## TASK BRIEF
Print the records below exactly, starting at the first line and stopping after the line that contains "(0,0) rectangle (435,-818);". Leave out any pictures.

## EXTRACTED ENTRIES
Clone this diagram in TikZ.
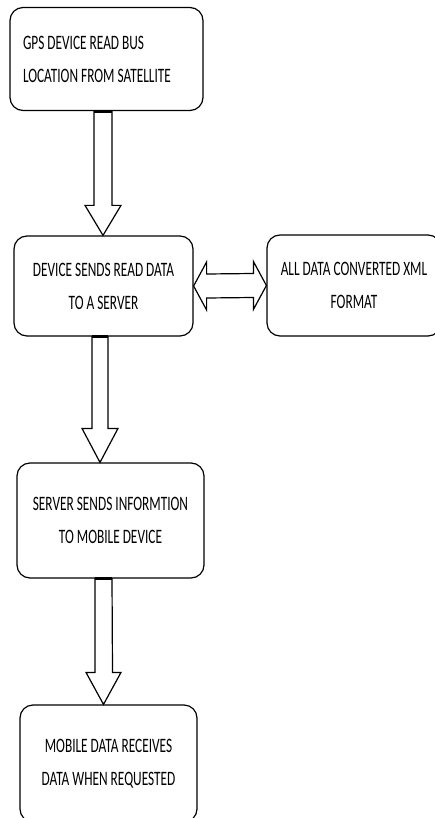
\documentclass[tikz,border=0pt]{standalone}
\usepackage{fontspec}
\setmainfont{Carlito}[FakeStretch=0.65]
\usetikzlibrary{calc, positioning}

\begin{document}
\begin{tikzpicture}[x=1pt, y=1pt,
    stepbox/.style={draw=black, line width=1.2pt, rounded corners=13pt, fill=white,
        font=\fontsize{20.5}{33}\selectfont, align=center, inner sep=0pt},
    blockarrow/.style={draw=black, line width=1.2pt, fill=white, line join=miter},
    shaftcap/.style={line width=3pt, draw=black}]
    \clip (0,0) rectangle (435,-818);

    % flow boxes
    \node[stepbox, minimum width=193pt, minimum height=103pt, text width=167pt, align=flush left]
        (gps) at (106.5,-59) {GPS DEVICE READ BUS\\LOCATION FROM SATELLITE};
    \node[stepbox, minimum width=179pt, minimum height=100pt] (send) at (103.5,-286)
        {DEVICE SENDS READ DATA\\TO A SERVER};
    \node[stepbox, minimum width=174pt, minimum height=101pt] (xml) at (354,-285.5)
        {ALL DATA CONVERTED XML\\FORMAT};
    \node[stepbox, minimum width=187pt, minimum height=115pt] (server) at (110.5,-520.5)
        {SERVER SENDS INFORMTION\\TO MOBILE DEVICE};
    \node[stepbox, minimum width=177pt, minimum height=117pt] (mobile) at (108.5,-763.5)
        {MOBILE DATA RECEIVES\\DATA WHEN REQUESTED};

    % hollow arrows going down
    \coordinate (t1) at ($(gps.south)+(-3.5,0)$);
    \draw[blockarrow] ($(t1)+(-9,0)$) -- ($(t1 |- send.north)+(-9,30)$) -- ++(-9,0)
        -- (t1 |- send.north) -- ++(18,30) -- ++(-9,0) -- ($(t1)+(9,0)$) -- cycle;
    \draw[shaftcap] ($(t1)+(-9,0)$) -- ($(t1)+(9,0)$);

    \coordinate (t2) at ($(send.south)+(-3.5,0)$);
    \draw[blockarrow] ($(t2)+(-8,0)$) -- ($(t2 |- server.north)+(-8,34)$) -- ++(-10,0)
        -- (t2 |- server.north) -- ++(18,34) -- ++(-10,0) -- ($(t2)+(8,0)$) -- cycle;
    \draw[shaftcap] ($(t2)+(-8,0)$) -- ($(t2)+(8,0)$);

    \coordinate (t3) at ($(server.south)+(-7,0)$);
    \draw[blockarrow] ($(t3)+(-8.5,0)$) -- ($(t3 |- mobile.north)+(-8.5,32)$) -- ++(-9,0)
        -- (t3 |- mobile.north) -- ++(17.5,32) -- ++(-8.5,0) -- ($(t3)+(8.5,0)$) -- cycle;
    \draw[shaftcap] ($(t3)+(-8.5,0)$) -- ($(t3)+(8.5,0)$);

    % two-way arrow to the XML box
    \draw[blockarrow] (send.east) -- ++(13,24) -- ++(0,-12) -- ($(xml.west)+(-13,12)$)
        -- ++(0,12) -- (xml.west) -- ++(-13,-24) -- ++(0,12) -- ($(send.east)+(13,-12)$)
        -- ++(0,-12) -- cycle;
\end{tikzpicture}
\end{document}
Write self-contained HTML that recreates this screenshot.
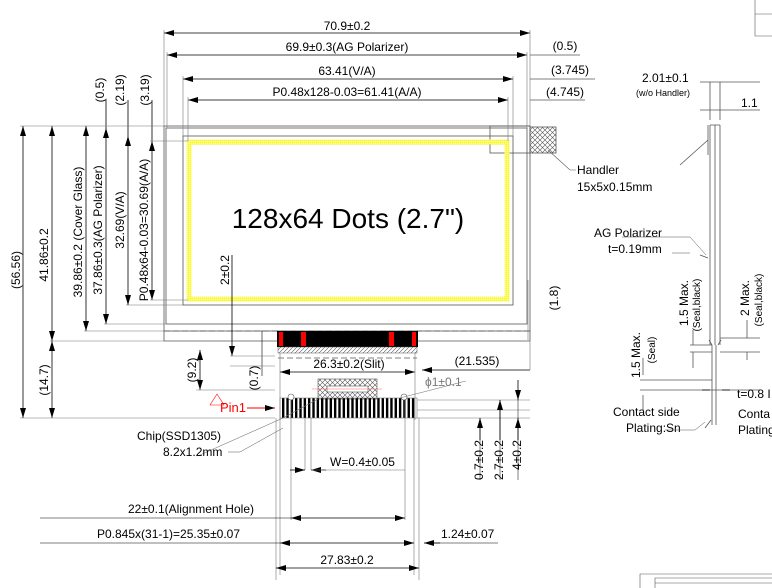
<!DOCTYPE html>
<html><head><meta charset="utf-8"><style>
body{margin:0;background:#fff}
svg{display:block}
text{font-family:"Liberation Sans",sans-serif;fill:#000}
</style></head><body>
<svg width="772" height="588" viewBox="0 0 772 588" xmlns="http://www.w3.org/2000/svg">
<defs>
<marker id="a" viewBox="0 0 10 6" refX="10" refY="3" markerWidth="10" markerHeight="6" orient="auto-start-reverse" markerUnits="userSpaceOnUse"><path d="M0,0L10,3L0,6z" fill="#000"/></marker>
<pattern id="hx" width="5" height="5" patternUnits="userSpaceOnUse"><path d="M0,0L5,5M5,0L0,5" stroke="#555" stroke-width="0.6"/></pattern>
<pattern id="hd" width="4" height="4" patternUnits="userSpaceOnUse"><path d="M0,4L4,0" stroke="#555" stroke-width="0.6"/></pattern>
<pattern id="pin" x="282" width="4.33" height="10" patternUnits="userSpaceOnUse"><rect x="0" y="0" width="2.4" height="10" fill="#000"/></pattern>
<pattern id="yl" width="2" height="2" patternUnits="userSpaceOnUse"><rect width="2" height="2" fill="#ffff90"/><path d="M0,0H2M0,0V2" stroke="#f0f000" stroke-width="0.7"/></pattern>
</defs>
<g fill="none" stroke="#555" stroke-width="0.8">
<rect x="164" y="126" width="366" height="205"/>
<rect x="166" y="128" width="361" height="196"/>
<rect x="183" y="136" width="330" height="169"/>
<path d="M164,331V341H277M418,341H530V331" />
<path d="M164,331H530" stroke-dasharray="6,3"/>
<rect x="490" y="126" width="40" height="27"/>
</g>
<rect x="189" y="142" width="318" height="157" fill="none" stroke="url(#yl)" stroke-width="5"/>
<rect x="530" y="127" width="26" height="26" fill="url(#hx)" stroke="#555" stroke-width="0.8"/>
<text x="348" y="228" font-size="28" text-anchor="middle">128x64 Dots (2.7")</text>
<g stroke="#000" stroke-width="0.8" fill="none">
<path d="M164,33H530" marker-start="url(#a)" marker-end="url(#a)"/>
<path d="M167,55H527" marker-start="url(#a)" marker-end="url(#a)"/>
<path d="M183,79H513" marker-start="url(#a)" marker-end="url(#a)"/>
<path d="M188,100H508" marker-start="url(#a)" marker-end="url(#a)"/>
<path d="M530,55H580M530,79H595M530,100H585" stroke-width="0.6"/>
<path d="M164,30V126M167,52V128M183,76V136M188,97V141M530,30V126M527,52V128M513,76V136M508,97V141" stroke="#777" stroke-width="0.6"/>
<path d="M23,126V418" marker-start="url(#a)" marker-end="url(#a)"/>
<path d="M52,126V341" marker-start="url(#a)" marker-end="url(#a)"/>
<path d="M52,341V418" marker-start="url(#a)" marker-end="url(#a)"/>
<path d="M86,126V331" marker-start="url(#a)" marker-end="url(#a)"/>
<path d="M106,128V324" marker-start="url(#a)" marker-end="url(#a)"/>
<path d="M128,136V305" marker-start="url(#a)" marker-end="url(#a)"/>
<path d="M152,141V300" marker-start="url(#a)" marker-end="url(#a)"/>
<path d="M106,100V128M128,100V136M152,100V141" />
<path d="M20,126H164M20,418H275M50,341H164M84,331H164M104,324H166M126,305H183M150,300H188M150,141H188" stroke="#777" stroke-width="0.6"/>
<path d="M232,255V341M232,341V356" marker-end="url(#a)"/>
<path d="M262,331V376" stroke-width="0.6"/>
<path d="M200,350V390" marker-start="url(#a)" marker-end="url(#a)"/>
<path d="M196,390H275M230,356H275M230,366H275" stroke="#777" stroke-width="0.6"/>
</g>
<g font-size="12">
<text x="347" y="30" text-anchor="middle">70.9±0.2</text>
<text x="347" y="51" text-anchor="middle">69.9±0.3(AG Polarizer)</text>
<text x="347" y="75" text-anchor="middle">63.41(V/A)</text>
<text x="347" y="96" text-anchor="middle">P0.48x128-0.03=61.41(A/A)</text>
<text x="565" y="50" text-anchor="middle">(0.5)</text>
<text x="570" y="74" text-anchor="middle">(3.745)</text>
<text x="565" y="96" text-anchor="middle">(4.745)</text>
<text transform="translate(20,270) rotate(-90)" text-anchor="middle">(56.56)</text>
<text transform="translate(48,255) rotate(-90)" text-anchor="middle">41.86±0.2</text>
<text transform="translate(82,232) rotate(-90)" text-anchor="middle">39.86±0.2 (Cover Glass)</text>
<text transform="translate(102,230) rotate(-90)" text-anchor="middle">37.86±0.3(AG Polarizer)</text>
<text transform="translate(124,220) rotate(-90)" text-anchor="middle">32.69(V/A)</text>
<text transform="translate(148,230) rotate(-90)" text-anchor="middle">P0.48x64-0.03=30.69(A/A)</text>
<text transform="translate(104,90) rotate(-90)" text-anchor="middle">(0.5)</text>
<text transform="translate(124,90) rotate(-90)" text-anchor="middle">(2.19)</text>
<text transform="translate(149,90) rotate(-90)" text-anchor="middle">(3.19)</text>
<text transform="translate(48,380) rotate(-90)" text-anchor="middle">(14.7)</text>
<text transform="translate(196,370) rotate(-90)" text-anchor="middle">(9.2)</text>
<text transform="translate(258,378) rotate(-90)" text-anchor="middle">(0.7)</text>
<text transform="translate(229,270) rotate(-90)" text-anchor="middle">2±0.2</text>
<text transform="translate(558,298) rotate(-90)" text-anchor="middle">(1.8)</text>
<text x="577" y="174">Handler</text>
<text x="577" y="191">15x5x0.15mm</text>
</g>
<path d="M548,150L570,170H576" stroke="#555" fill="none" stroke-width="0.6"/>
<path d="M528,280V340" stroke="#777" stroke-width="0.6"/>
<rect x="277" y="331" width="141" height="16" fill="#000"/>
<rect x="279" y="332" width="4" height="14" fill="#f00"/><rect x="301" y="332" width="5" height="14" fill="#f00"/><rect x="389" y="332" width="5" height="14" fill="#f00"/><rect x="412" y="332" width="4" height="14" fill="#f00"/>
<rect x="278" y="347" width="139" height="6" fill="url(#hd)" stroke="#555" stroke-width="0.5"/>
<path d="M278,358H417" stroke="#555" stroke-dasharray="6,3" stroke-width="0.8"/>
<g stroke="#000" stroke-width="0.8" fill="none">
<path d="M280,372H415" marker-start="url(#a)" marker-end="url(#a)"/>
<path d="M422,370H530" marker-start="url(#a)"/>
<path d="M280,353V420M415,353V420" stroke="#777" stroke-width="0.6"/>
<path d="M530,340V370" stroke="#777" stroke-width="0.6"/>
</g>
<rect x="318" y="379" width="59" height="20" fill="url(#hx)" stroke="#555" stroke-width="0.6"/>
<rect x="327" y="386" width="41" height="6" fill="#fff" stroke="#555" stroke-width="0.6"/>
<path d="M312,389H382" stroke="#f66" stroke-width="0.5"/>
<rect x="282" y="398" width="134" height="20" fill="url(#pin)"/>
<rect x="280" y="398" width="137" height="20" fill="none" stroke="#777" stroke-width="0.6"/>
<circle cx="291" cy="397" r="3" fill="#fff" stroke="#555" stroke-width="0.6"/>
<circle cx="404" cy="397" r="3" fill="#fff" stroke="#555" stroke-width="0.6"/>
<text x="425" y="386" font-size="12" style="fill:#777">ϕ1±0.1</text>
<path d="M400,398L466,381" stroke="#777" stroke-width="0.6"/>
<text x="220" y="412" font-size="13" style="fill:#f00">Pin1</text>
<path d="M210,405L217,394L224,405z" fill="none" stroke="#f00" stroke-width="0.6"/>
<path d="M247,408H275" stroke="#f00" stroke-width="1" marker-end="url(#a)"/>
<g stroke="#777" stroke-width="0.6" fill="none">
<path d="M276,418V580M280,418V575M291,400V520M305,418V470M311,418V470M405,400V520M414,418V575M419,418V580"/>
<path d="M417,410H530M417,418H530M417,400H530"/>
<path d="M283,418L200,455L196,456M318,399L283,418"/>
</g>
<g stroke="#000" stroke-width="0.8" fill="none">
<path d="M290,470H305" marker-end="url(#a)"/><path d="M326,470H311" marker-end="url(#a)"/><path d="M311,470H405" stroke="#777" stroke-width="0.6"/>
<path d="M291,518H405" marker-start="url(#a)" marker-end="url(#a)"/>
<path d="M40,518H291" stroke-width="0.6"/>
<path d="M280,543H414" marker-start="url(#a)" marker-end="url(#a)"/>
<path d="M40,543H280" stroke-width="0.6"/>
<path d="M430,543H498" stroke-width="0.6"/><path d="M440,543H424" marker-end="url(#a)"/>
<path d="M276,568H419" marker-start="url(#a)" marker-end="url(#a)"/>
<path d="M480,440V418" marker-end="url(#a)"/>
<path d="M500,440V400" marker-end="url(#a)"/>
<path d="M518,380V400" marker-end="url(#a)"/><path d="M518,440V418" marker-end="url(#a)"/>
<path d="M480,418V480M500,400V480M518,400V480" stroke-width="0.5"/>
</g>
<g font-size="12">
<text x="349" y="368" text-anchor="middle">26.3±0.2(Slit)</text>
<text x="477" y="365" text-anchor="middle">(21.535)</text>
<text x="137" y="440">Chip(SSD1305)</text>
<text x="163" y="456">8.2x1.2mm</text>
<path d="M228,452H240L283,428" stroke="#555" stroke-width="0.5" fill="none"/>
<text x="330" y="466">W=0.4±0.05</text>
<text x="128" y="513">22±0.1(Alignment Hole)</text>
<text x="97" y="538">P0.845x(31-1)=25.35±0.07</text>
<text x="441" y="538">1.24±0.07</text>
<text x="347" y="564" text-anchor="middle">27.83±0.2</text>
<text transform="translate(483,460) rotate(-90)" text-anchor="middle">0.7±0.2</text>
<text transform="translate(503,460) rotate(-90)" text-anchor="middle">2.7±0.2</text>
<text transform="translate(521,455) rotate(-90)" text-anchor="middle">4±0.2</text>
</g>
<g stroke="#555" stroke-width="0.8" fill="none">
<path d="M710,125V345M715,125V345M720,125V345M708,125V155M710,125H720"/>
<path d="M712,345V425M716,345V425"/>
<path d="M710,82V120M720,82V120M700,82H760M700,110H760"/>
<path d="M712,345L709,340M718,345L721,340"/>
<path d="M640,380H712M640,390H712M690,345H712M690,352H712M720,338H760M720,352H760M700,390H760"/>
<path d="M643,375V358M643,395V410M693,330V345M693,368V352M747,320V338M747,360V352"/>
<path d="M680,165L708,140M700,255L708,258M705,428L711,420"/>
</g>
<g font-size="12">
<text x="642" y="82">2.01±0.1</text>
<text x="636" y="96" font-size="9">(w/o Handler)</text>
<text x="741" y="107">1.1</text>
<text x="594" y="237">AG Polarizer</text>
<text x="608" y="253">t=0.19mm</text>
<text transform="translate(688,303) rotate(-90)" text-anchor="middle">1.5 Max.</text>
<text transform="translate(700,305) rotate(-90)" text-anchor="middle" font-size="10">(Seal,black)</text>
<text transform="translate(749,298) rotate(-90)" text-anchor="middle">2 Max.</text>
<text transform="translate(762,300) rotate(-90)" text-anchor="middle" font-size="10">(Seal,black)</text>
<text transform="translate(640,355) rotate(-90)" text-anchor="middle">1.5 Max.</text>
<text transform="translate(655,350) rotate(-90)" text-anchor="middle" font-size="10">(Seal)</text>
<text x="737" y="398">t=0.8 I</text>
<text x="613" y="416">Contact side</text>
<text x="626" y="432">Plating:Sn</text>
<text x="738" y="418">Conta</text>
<text x="738" y="434">Plating</text>
</g>
<path d="M702,390H710M730,390H722" stroke="#000" stroke-width="0.8"/>
<path d="M665,430H695L705,422" stroke="#555" fill="none" stroke-width="0.5"/>
<path d="M622,237H690L706,255M672,253H690" stroke="#555" fill="none" stroke-width="0.5"/>
<g stroke="#555" stroke-width="0.6" fill="none">
<path d="M755,0V36H772M755,14H772"/>
<path d="M640,588V574H772M655,588V578H772M655,583H772"/>
</g>
</svg>
</body></html>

## RESPONSE BELOW
Clone this diagram in TikZ.
\documentclass[tikz,border=0pt]{standalone}
\usepackage{fontspec}
\setmainfont{Carlito}[FakeStretch=0.65]
\usetikzlibrary{calc, positioning}

\begin{document}
\begin{tikzpicture}[x=1pt, y=1pt,
    stepbox/.style={draw=black, line width=1.2pt, rounded corners=13pt, fill=white,
        font=\fontsize{20.5}{33}\selectfont, align=center, inner sep=0pt},
    blockarrow/.style={draw=black, line width=1.2pt, fill=white, line join=miter},
    shaftcap/.style={line width=3pt, draw=black}]
    \clip (0,0) rectangle (435,-818);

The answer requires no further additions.